How Far Does the iPhone's Bluetooth Go?

By Ashley Poland

Bluetooth headsets can be used with both your iPhone and your computer.
i Thomas Northcut/Photodisc/Getty Images

Bluetooth adds a new level of functionality to your iPhone. You can use a notepad app along with a small Bluetooth keyboard, a hands-free headset to make calls or a set of speakers to play music during a party. Bluetooth isn't perfect, though. The range of your iPhone's Bluetooth is limited by the hardware, and real-life interference can negatively effect distances even within the normal range.

Bluetooth in iPhone

The iPhone 4S and the iPhone 5 both use Bluetooth 4.0, the most recent version of the technology as of 2012. These models are considered to be Bluetooth Smart Ready devices, which means that they work with Bluetooth peripherals branded as "Bluetooth Smart" and regular Bluetooth peripherals.
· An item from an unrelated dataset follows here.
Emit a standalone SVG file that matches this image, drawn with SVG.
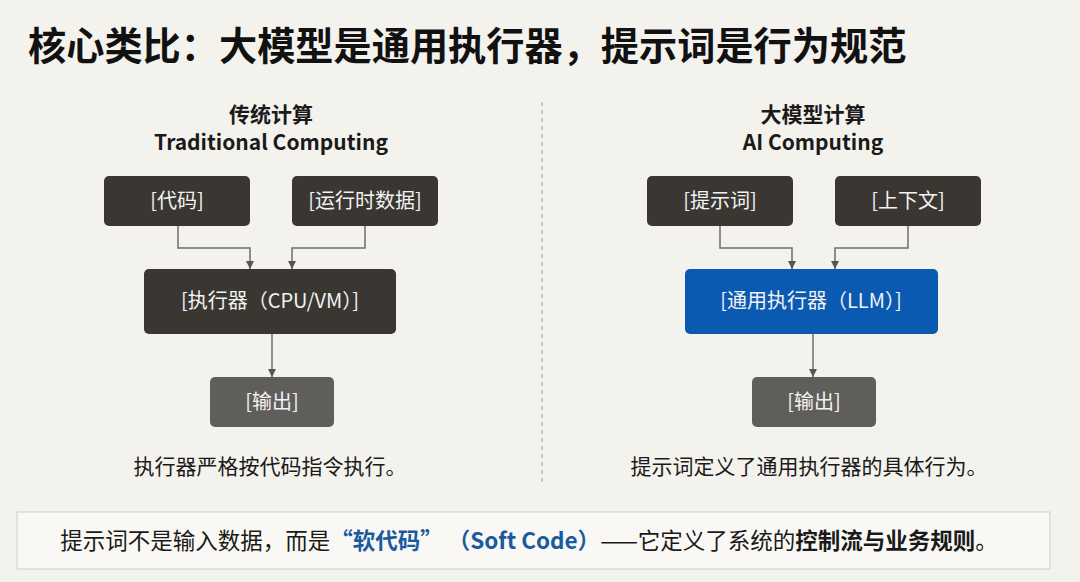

If you have the iPhone 4, your device uses Bluetooth 2.1 with Enhanced Data Rate, which will work with the wide majority of Bluetooth devices, such as your laptop or a basic set of Bluetooth headphones, but not with Bluetooth Smart devices.

Bluetooth 4.0

Despite Bluetooth 4.0 being a significant upgrade from previous versions, it still sticks to the same range -- about 30 feet. The upgrade to the technology focuses instead on increasing energy efficiency and a higher max data throughput. Bluetooth 4.0 also changed how devices are paired. In previous generations, Bluetooth devices needed a PIN to connect. With Bluetooth 4.0, devices can communicate without pairing.

Real-World Factors

While Bluetooth has a max range of around 30 feet, don't discount the effects of interference in the every day objects around you. If you're using multiple Bluetooth devices for your iPhone, you might see some interference. Microwaves can cause interference, as can environmental factors such as metal, wood or concrete. If you're using a speaker system or headphones, stay close to the iPhone. If you get too far from the iPhone, you're likely to hear some static or degradation in the audio. Audio is also compressed over Bluetooth.

AirPlay as an Alternative

If you're looking to buy a device and run an Apple-only life, you might consider looking into the AirPlay technology. While AirPlay isn't as ubiquitous as Bluetooth, it uses your Wi-Fi connection to interact with devices such as AirPlay-enabled speakers and devices like the Apple TV. Using Wi-Fi means a longer range. Audio buffs may also prefer AirPlay because it doesn't compress audio like Bluetooth. However, AirPlay devices require a Wi-Fi network, work only with Apple products, and tend to be more expensive than their Bluetooth counterparts.